Momento de desespero de um homem que pensou que não iria sobreviver. E que acha que o que fez não foi propriamente um acto de herói.
Pensou que não iria sobreviver mas sobreviveu para contar a história.
Serhii é um soldado ucraniano de 36 anos que, tal como milhares de compatriotas, alistou-se no exército logo em Fevereiro de 2022, quando a Ucrânia foi invadida pela Rússia.
No final de Outubro foi colocado nos arredores de Bakhmut para proteger trincheiras na linha de frente da zona leste.
Uma missão que deveria durar três dias mas que se prolongou por duas semanas – os ucranianos foram atingidos pelos russos.
Num dos bombardeamentos, Serhii e outros dois ucranianos ficaram isolados do resto do grupo.
Serhii ficou ferido nas duas pernas mas, quando a equipa de resgate chegou, pediu para levar os seus compatriotas, porque estariam piores.
O soldado ficou à espera de outra equipa de resgate… que nunca apareceu. Ou melhor, aparecia mas os ataques russos impediam que Serhii fosse resgatado.
Serhii ficou então isolado numa trincheira, mas foi conseguindo água, medicamentos e alguns alimentos através de um dreno.
Os soldados russos estavam cada vez mais perto daquele soldado sozinho.
Pensando que não iria sobreviver, Serhii teve uma ideia: deu ao comandante as coordenadas do local onde estavam os russos.
Mas esse local também era onde o próprio Serhii estava. Era um ataque ucraniano a ele próprio.
O exército ucraniano atacou, de forma precisa, mas outros soldados russos continuaram a assumir posições ao redor daquele soldado. Ou seja, novos ataques ucranianos naquela zona.
Durante um desses ataques, um soldado russo entrou no abrigo onde Serhii se tinha escondido. O russo perguntou ao ucraniano de onde ele era e Serhii respondeu – em russo – que sofreu uma concussão; e pediu água. O russo saiu da trincheira, sem lhe dar água (e aparentemente sem saber que Serhii era ucraniano).

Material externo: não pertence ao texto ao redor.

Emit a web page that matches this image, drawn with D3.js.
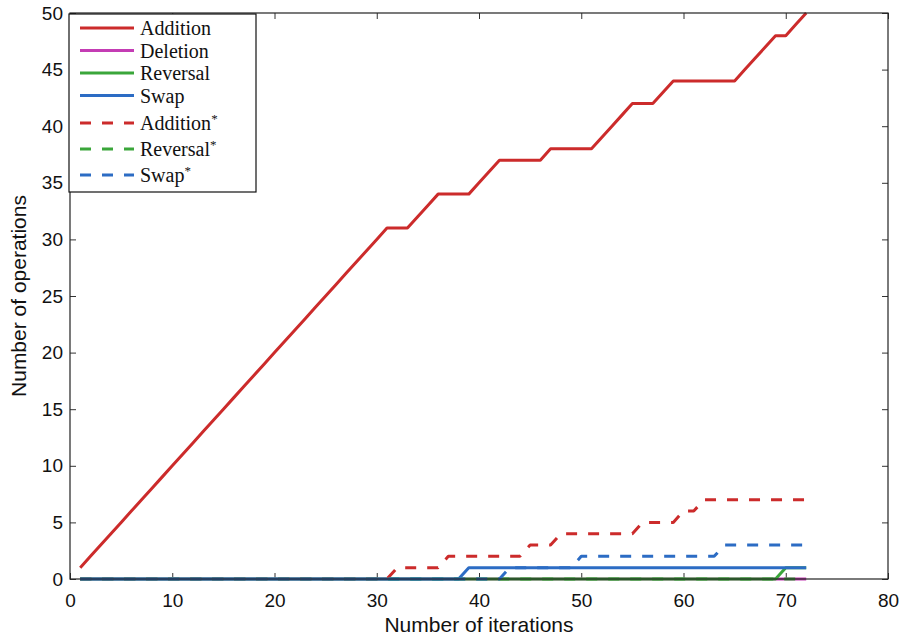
<!DOCTYPE html>
<html>
<head>
<meta charset="utf-8">
<script src="https://cdn.jsdelivr.net/npm/d3@7/dist/d3.min.js"></script>
<style>
  body { margin: 0; background: #fff; }
  svg { display: block; }
  .tick text { font-family: "Liberation Sans Narrow", "Liberation Sans", Arial, sans-serif; font-size: 19px; fill: #111; }
  .tick line { stroke: #333; }
  .axis-label { font-family: "Liberation Sans", Arial, sans-serif; font-size: 21px; fill: #111; }
  .legend text { font-family: "Liberation Serif", "DejaVu Serif", serif; font-size: 20px; fill: #111; }
</style>
</head>
<body>
<svg id="chart" width="899" height="637"></svg>
<script>
// iterations (x values)
const iterations = [
  1, 2, 3, 4, 5, 6, 7, 8, 9, 10, 11, 12, 13, 14, 15, 16, 17, 18,
  19, 20, 21, 22, 23, 24, 25, 26, 27, 28, 29, 30, 31, 32, 33, 34, 35, 36,
  37, 38, 39, 40, 41, 42, 43, 44, 45, 46, 47, 48, 49, 50, 51, 52, 53, 54,
  55, 56, 57, 58, 59, 60, 61, 62, 63, 64, 65, 66, 67, 68, 69, 70, 71, 72
];

// series values, one per iteration
const addition = [
  1, 2, 3, 4, 5, 6, 7, 8, 9, 10, 11, 12, 13, 14, 15, 16, 17, 18,
  19, 20, 21, 22, 23, 24, 25, 26, 27, 28, 29, 30, 31, 31, 31, 32, 33, 34,
  34, 34, 34, 35, 36, 37, 37, 37, 37, 37, 38, 38, 38, 38, 38, 39, 40, 41,
  42, 42, 42, 43, 44, 44, 44, 44, 44, 44, 44, 45, 46, 47, 48, 48, 49, 50
];
const deletion = [
  0, 0, 0, 0, 0, 0, 0, 0, 0, 0, 0, 0, 0, 0, 0, 0, 0, 0,
  0, 0, 0, 0, 0, 0, 0, 0, 0, 0, 0, 0, 0, 0, 0, 0, 0, 0,
  0, 0, 0, 0, 0, 0, 0, 0, 0, 0, 0, 0, 0, 0, 0, 0, 0, 0,
  0, 0, 0, 0, 0, 0, 0, 0, 0, 0, 0, 0, 0, 0, 0, 0, 0, 0
];
const reversal = [
  0, 0, 0, 0, 0, 0, 0, 0, 0, 0, 0, 0, 0, 0, 0, 0, 0, 0,
  0, 0, 0, 0, 0, 0, 0, 0, 0, 0, 0, 0, 0, 0, 0, 0, 0, 0,
  0, 0, 0, 0, 0, 0, 0, 0, 0, 0, 0, 0, 0, 0, 0, 0, 0, 0,
  0, 0, 0, 0, 0, 0, 0, 0, 0, 0, 0, 0, 0, 0, 0, 1, 1, 1
];
const swap = [
  0, 0, 0, 0, 0, 0, 0, 0, 0, 0, 0, 0, 0, 0, 0, 0, 0, 0,
  0, 0, 0, 0, 0, 0, 0, 0, 0, 0, 0, 0, 0, 0, 0, 0, 0, 0,
  0, 0, 1, 1, 1, 1, 1, 1, 1, 1, 1, 1, 1, 1, 1, 1, 1, 1,
  1, 1, 1, 1, 1, 1, 1, 1, 1, 1, 1, 1, 1, 1, 1, 1, 1, 1
];
const additionStar = [
  0, 0, 0, 0, 0, 0, 0, 0, 0, 0, 0, 0, 0, 0, 0, 0, 0, 0,
  0, 0, 0, 0, 0, 0, 0, 0, 0, 0, 0, 0, 0, 1, 1, 1, 1, 1,
  2, 2, 2, 2, 2, 2, 2, 2, 3, 3, 3, 4, 4, 4, 4, 4, 4, 4,
  4, 5, 5, 5, 5, 6, 6, 7, 7, 7, 7, 7, 7, 7, 7, 7, 7, 7
];
const reversalStar = [
  0, 0, 0, 0, 0, 0, 0, 0, 0, 0, 0, 0, 0, 0, 0, 0, 0, 0,
  0, 0, 0, 0, 0, 0, 0, 0, 0, 0, 0, 0, 0, 0, 0, 0, 0, 0,
  0, 0, 0, 0, 0, 0, 0, 0, 0, 0, 0, 0, 0, 0, 0, 0, 0, 0,
  0, 0, 0, 0, 0, 0, 0, 0, 0, 0, 0, 0, 0, 0, 0, 0, 0, 0
];
const swapStar = [
  0, 0, 0, 0, 0, 0, 0, 0, 0, 0, 0, 0, 0, 0, 0, 0, 0, 0,
  0, 0, 0, 0, 0, 0, 0, 0, 0, 0, 0, 0, 0, 0, 0, 0, 0, 0,
  0, 0, 0, 0, 0, 0, 1, 1, 1, 1, 1, 1, 1, 2, 2, 2, 2, 2,
  2, 2, 2, 2, 2, 2, 2, 2, 2, 3, 3, 3, 3, 3, 3, 3, 3, 3
];

const seriesNames = ["Addition", "Deletion", "Reversal", "Swap", "Addition", "Reversal", "Swap"];
const seriesStarred = [false, false, false, false, true, true, true];
const seriesValues = [addition, deletion, reversal, swap, additionStar, reversalStar, swapStar];

const xTicks = [0, 10, 20, 30, 40, 50, 60, 70, 80];
const yTicks = [0, 5, 10, 15, 20, 25, 30, 35, 40, 45, 50];

const red = "#cc2b2b", magenta = "#c43cb4", green = "#3aa63a", blue = "#2c6cc4";
const seriesColors = [red, magenta, green, blue, red, green, blue];

// plot box
const plotLeft = 70, plotRight = 888, plotTop = 13, plotBottom = 579;

const svg = d3.select("#chart");

const x = d3.scaleLinear().domain([0, 80]).range([plotLeft, plotRight]);
const y = d3.scaleLinear().domain([0, 50]).range([plotBottom, plotTop]);

// axes, ticks pointing inward
svg.append("g")
    .attr("transform", "translate(0," + plotBottom + ")")
    .call(d3.axisBottom(x).tickValues(xTicks).tickSizeInner(-6).tickSizeOuter(0).tickPadding(15))
    .call(g => g.select(".domain").remove());

svg.append("g")
    .attr("transform", "translate(" + plotLeft + ",0)")
    .call(d3.axisLeft(y).tickValues(yTicks).tickSizeInner(-6).tickSizeOuter(0).tickPadding(7))
    .call(g => g.select(".domain").remove());

svg.append("g")
    .attr("transform", "translate(0," + plotTop + ")")
    .call(d3.axisTop(x).tickValues(xTicks).tickSizeInner(-6).tickSizeOuter(0).tickFormat(""))
    .call(g => g.select(".domain").remove());

svg.append("g")
    .attr("transform", "translate(" + plotRight + ",0)")
    .call(d3.axisRight(y).tickValues(yTicks).tickSizeInner(-6).tickSizeOuter(0).tickFormat(""))
    .call(g => g.select(".domain").remove());

// lines
const line = d3.line()
    .x((d, i) => x(iterations[i]))
    .y(d => y(d));

seriesValues.forEach((vals, k) => {
    svg.append("path")
        .datum(vals)
        .attr("fill", "none")
        .attr("stroke", seriesColors[k])
        .attr("stroke-width", 3)
        .attr("stroke-linejoin", "round")
        .attr("stroke-dasharray", seriesStarred[k] ? "11,11" : null)
        .attr("d", line);
});

// frame
svg.append("rect")
    .attr("x", plotLeft).attr("y", plotTop)
    .attr("width", plotRight - plotLeft).attr("height", plotBottom - plotTop)
    .attr("fill", "none")
    .attr("stroke", "#222")
    .attr("stroke-width", 1.2);

// axis labels
svg.append("text")
    .attr("class", "axis-label")
    .attr("x", (plotLeft + plotRight) / 2)
    .attr("y", 632)
    .attr("text-anchor", "middle")
    .text("Number of iterations");

svg.append("text")
    .attr("class", "axis-label")
    .attr("transform", "translate(26," + (plotTop + plotBottom) / 2 + ") rotate(-90)")
    .attr("text-anchor", "middle")
    .text("Number of operations");

// legend
const legend = svg.append("g").attr("class", "legend");
legend.append("rect")
    .attr("x", 69).attr("y", 14)
    .attr("width", 187).attr("height", 178)
    .attr("fill", "#fff")
    .attr("stroke", "#111")
    .attr("stroke-width", 1.2);

let ly = 28;
seriesNames.forEach((name, k) => {
    if (k > 0) ly += seriesStarred[k] ? (seriesStarred[k - 1] ? 26 : 27.5) : 22.5;
    legend.append("line")
        .attr("x1", 80).attr("x2", 134)
        .attr("y1", ly).attr("y2", ly)
        .attr("stroke", seriesColors[k])
        .attr("stroke-width", 3)
        .attr("stroke-dasharray", seriesStarred[k] ? "11,11" : null);
    const t = legend.append("text")
        .attr("x", 140)
        .attr("y", ly + 7)
        .text(name);
    if (seriesStarred[k]) {
        t.append("tspan").attr("dy", -7).attr("font-size", 13).text("*");
    }
});
</script>
</body>
</html>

“Ainda não consigo entender como ele não percebeu que eu pertencia às forças armadas ucranianas. Eu tinha um uniforme militar da Ucrânia”, disse o soldado, na CNN.
Apesar de todos os ataques naquele local, o ucraniano continuava vivo. Até que o seu comandante lhe disse: “Não conseguimos resgatar-te. Só te resta sair daí a rastejar… e rezar”.
Serhii rastejou – pelo abrigo onde estavam os russos – e lá foi “de gatas” até encontrar compatriotas.
Está no hospital há duas semanas. E acha que não é herói nenhum. Heróis são os outros ucranianos: “Vocês deveriam ver o que os nossos rapazes estão a fazer na linha de frente. Como eles lutam, evacuam e resgatam os seus companheiros. E estão a pagar um preço muito alto por isso: pagam com o seu sangue”.
“Tudo que eu quero é pescar com os meus amigos, beber umas cervejas e ficar sentado em silêncio”, concluiu.